* [YOUR INSTRUCTIONS]:
Reproduce the listing below without changes, except that pictures are left out.

* [DATA LINES]:

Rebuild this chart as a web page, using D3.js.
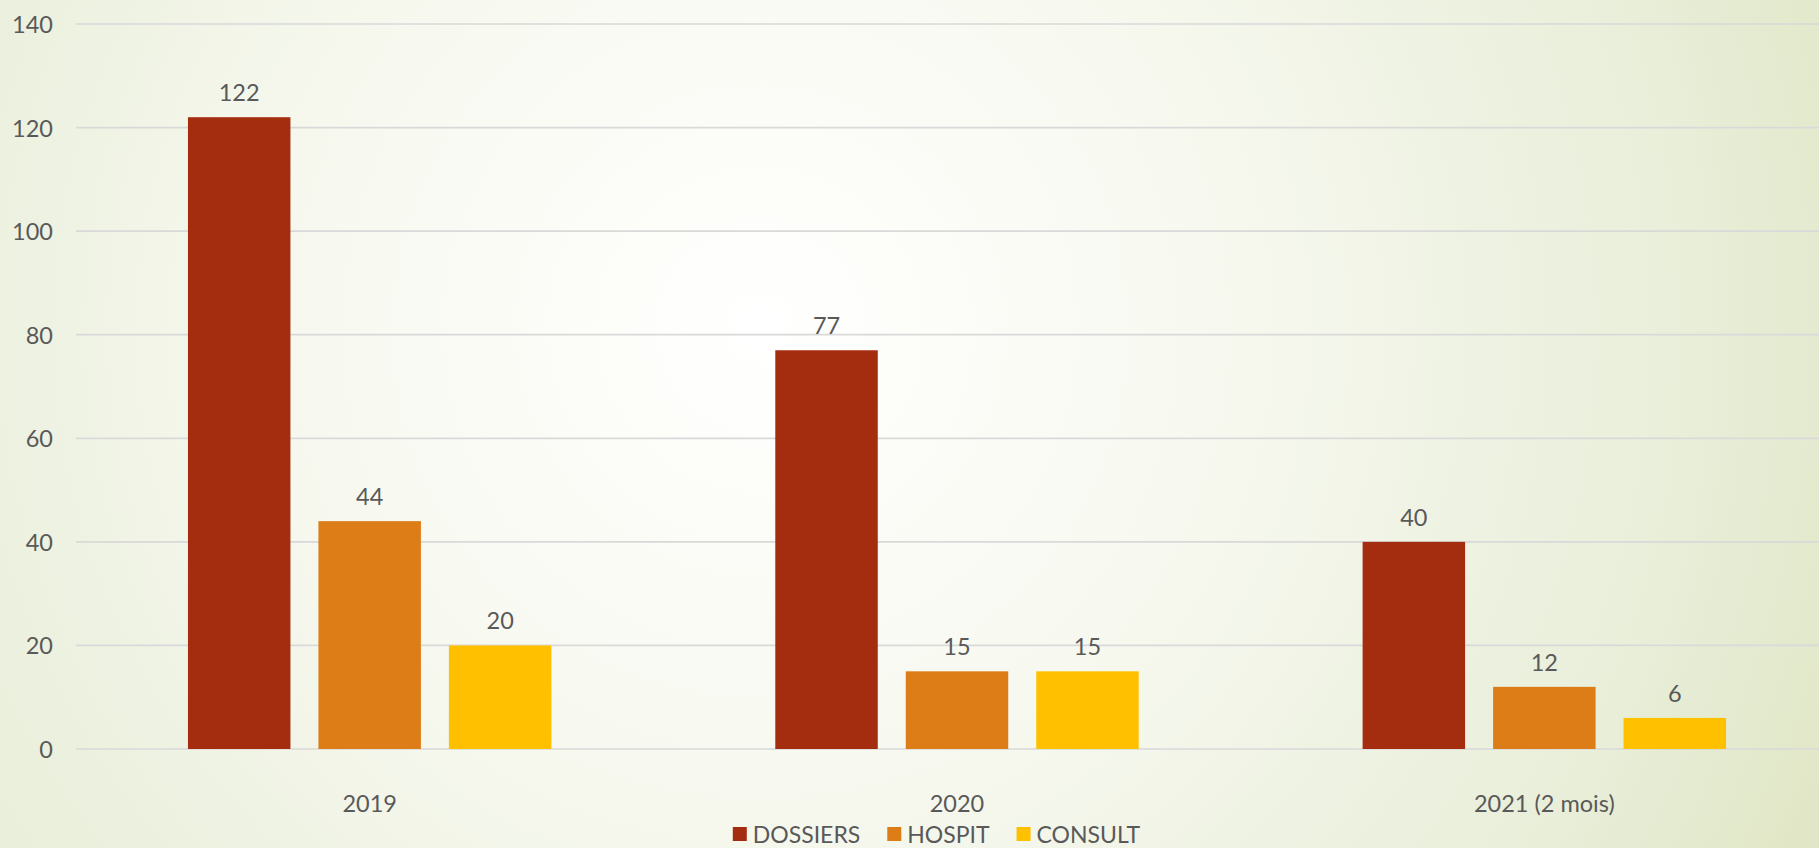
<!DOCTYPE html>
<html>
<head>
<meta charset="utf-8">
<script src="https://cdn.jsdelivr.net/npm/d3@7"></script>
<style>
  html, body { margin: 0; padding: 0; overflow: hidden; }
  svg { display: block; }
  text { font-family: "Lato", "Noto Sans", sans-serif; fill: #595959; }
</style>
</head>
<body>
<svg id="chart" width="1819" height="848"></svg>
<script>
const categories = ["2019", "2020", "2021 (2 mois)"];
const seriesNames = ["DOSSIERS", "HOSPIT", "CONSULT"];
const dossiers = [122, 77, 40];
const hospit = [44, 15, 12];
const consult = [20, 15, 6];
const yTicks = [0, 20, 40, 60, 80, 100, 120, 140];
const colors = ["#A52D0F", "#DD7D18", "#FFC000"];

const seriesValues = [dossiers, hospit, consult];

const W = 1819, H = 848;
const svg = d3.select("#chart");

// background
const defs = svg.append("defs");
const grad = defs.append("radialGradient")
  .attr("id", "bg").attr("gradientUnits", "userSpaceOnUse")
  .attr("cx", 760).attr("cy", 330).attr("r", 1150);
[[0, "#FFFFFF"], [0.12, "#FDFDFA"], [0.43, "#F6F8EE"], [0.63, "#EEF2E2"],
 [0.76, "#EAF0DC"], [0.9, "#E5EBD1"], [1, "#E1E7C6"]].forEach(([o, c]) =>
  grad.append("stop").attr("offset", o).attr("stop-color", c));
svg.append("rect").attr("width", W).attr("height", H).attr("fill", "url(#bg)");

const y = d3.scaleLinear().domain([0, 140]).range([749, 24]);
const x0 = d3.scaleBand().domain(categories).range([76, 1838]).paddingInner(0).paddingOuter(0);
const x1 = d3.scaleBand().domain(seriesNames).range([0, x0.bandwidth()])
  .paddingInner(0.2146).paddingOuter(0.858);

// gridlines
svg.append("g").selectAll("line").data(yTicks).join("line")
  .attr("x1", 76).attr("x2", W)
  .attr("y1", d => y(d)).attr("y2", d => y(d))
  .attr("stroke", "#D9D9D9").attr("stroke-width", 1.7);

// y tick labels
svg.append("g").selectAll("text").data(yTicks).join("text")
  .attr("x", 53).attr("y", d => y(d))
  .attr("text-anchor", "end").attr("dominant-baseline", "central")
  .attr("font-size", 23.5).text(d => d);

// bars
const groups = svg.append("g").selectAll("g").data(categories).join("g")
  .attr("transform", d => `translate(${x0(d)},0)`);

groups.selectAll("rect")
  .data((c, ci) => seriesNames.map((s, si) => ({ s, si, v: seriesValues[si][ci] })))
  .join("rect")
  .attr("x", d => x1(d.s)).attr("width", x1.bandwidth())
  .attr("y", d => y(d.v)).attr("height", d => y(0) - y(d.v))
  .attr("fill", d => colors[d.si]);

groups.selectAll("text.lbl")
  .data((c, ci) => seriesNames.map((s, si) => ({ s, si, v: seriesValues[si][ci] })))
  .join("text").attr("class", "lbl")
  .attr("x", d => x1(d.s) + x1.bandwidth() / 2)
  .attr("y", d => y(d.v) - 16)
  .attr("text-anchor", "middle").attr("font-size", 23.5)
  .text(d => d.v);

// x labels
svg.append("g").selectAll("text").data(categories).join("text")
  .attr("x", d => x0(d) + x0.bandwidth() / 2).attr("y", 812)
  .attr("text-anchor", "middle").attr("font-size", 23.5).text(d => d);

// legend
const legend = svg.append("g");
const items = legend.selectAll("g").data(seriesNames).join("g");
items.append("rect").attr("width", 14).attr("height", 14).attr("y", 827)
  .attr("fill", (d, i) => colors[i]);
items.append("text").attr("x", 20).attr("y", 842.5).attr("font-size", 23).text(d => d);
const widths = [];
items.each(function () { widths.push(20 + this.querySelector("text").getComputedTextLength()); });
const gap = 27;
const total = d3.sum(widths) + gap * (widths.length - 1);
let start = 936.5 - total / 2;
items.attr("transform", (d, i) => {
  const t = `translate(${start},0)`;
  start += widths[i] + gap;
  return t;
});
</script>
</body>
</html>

* [WORKED ANSWER]:
Rebuild this chart as a web page, using D3.js.
<!DOCTYPE html>
<html>
<head>
<meta charset="utf-8">
<script src="https://cdn.jsdelivr.net/npm/d3@7"></script>
<style>
  html, body { margin: 0; padding: 0; overflow: hidden; }
  svg { display: block; }
  text { font-family: "Lato", "Noto Sans", sans-serif; fill: #595959; }
</style>
</head>
<body>
<svg id="chart" width="1819" height="848"></svg>
<script>
const categories = ["2019", "2020", "2021 (2 mois)"];
const seriesNames = ["DOSSIERS", "HOSPIT", "CONSULT"];
const dossiers = [122, 77, 40];
const hospit = [44, 15, 12];
const consult = [20, 15, 6];
const yTicks = [0, 20, 40, 60, 80, 100, 120, 140];
const colors = ["#A52D0F", "#DD7D18", "#FFC000"];

const seriesValues = [dossiers, hospit, consult];

const W = 1819, H = 848;
const svg = d3.select("#chart");

// background
const defs = svg.append("defs");
const grad = defs.append("radialGradient")
  .attr("id", "bg").attr("gradientUnits", "userSpaceOnUse")
  .attr("cx", 760).attr("cy", 330).attr("r", 1150);
[[0, "#FFFFFF"], [0.12, "#FDFDFA"], [0.43, "#F6F8EE"], [0.63, "#EEF2E2"],
 [0.76, "#EAF0DC"], [0.9, "#E5EBD1"], [1, "#E1E7C6"]].forEach(([o, c]) =>
  grad.append("stop").attr("offset", o).attr("stop-color", c));
svg.append("rect").attr("width", W).attr("height", H).attr("fill", "url(#bg)");

const y = d3.scaleLinear().domain([0, 140]).range([749, 24]);
const x0 = d3.scaleBand().domain(categories).range([76, 1838]).paddingInner(0).paddingOuter(0);
const x1 = d3.scaleBand().domain(seriesNames).range([0, x0.bandwidth()])
  .paddingInner(0.2146).paddingOuter(0.858);

// gridlines
svg.append("g").selectAll("line").data(yTicks).join("line")
  .attr("x1", 76).attr("x2", W)
  .attr("y1", d => y(d)).attr("y2", d => y(d))
  .attr("stroke", "#D9D9D9").attr("stroke-width", 1.7);

// y tick labels
svg.append("g").selectAll("text").data(yTicks).join("text")
  .attr("x", 53).attr("y", d => y(d))
  .attr("text-anchor", "end").attr("dominant-baseline", "central")
  .attr("font-size", 23.5).text(d => d);

// bars
const groups = svg.append("g").selectAll("g").data(categories).join("g")
  .attr("transform", d => `translate(${x0(d)},0)`);

groups.selectAll("rect")
  .data((c, ci) => seriesNames.map((s, si) => ({ s, si, v: seriesValues[si][ci] })))
  .join("rect")
  .attr("x", d => x1(d.s)).attr("width", x1.bandwidth())
  .attr("y", d => y(d.v)).attr("height", d => y(0) - y(d.v))
  .attr("fill", d => colors[d.si]);

groups.selectAll("text.lbl")
  .data((c, ci) => seriesNames.map((s, si) => ({ s, si, v: seriesValues[si][ci] })))
  .join("text").attr("class", "lbl")
  .attr("x", d => x1(d.s) + x1.bandwidth() / 2)
  .attr("y", d => y(d.v) - 16)
  .attr("text-anchor", "middle").attr("font-size", 23.5)
  .text(d => d.v);

// x labels
svg.append("g").selectAll("text").data(categories).join("text")
  .attr("x", d => x0(d) + x0.bandwidth() / 2).attr("y", 812)
  .attr("text-anchor", "middle").attr("font-size", 23.5).text(d => d);

// legend
const legend = svg.append("g");
const items = legend.selectAll("g").data(seriesNames).join("g");
items.append("rect").attr("width", 14).attr("height", 14).attr("y", 827)
  .attr("fill", (d, i) => colors[i]);
items.append("text").attr("x", 20).attr("y", 842.5).attr("font-size", 23).text(d => d);
const widths = [];
items.each(function () { widths.push(20 + this.querySelector("text").getComputedTextLength()); });
const gap = 27;
const total = d3.sum(widths) + gap * (widths.length - 1);
let start = 936.5 - total / 2;
items.attr("transform", (d, i) => {
  const t = `translate(${start},0)`;
  start += widths[i] + gap;
  return t;
});
</script>
</body>
</html>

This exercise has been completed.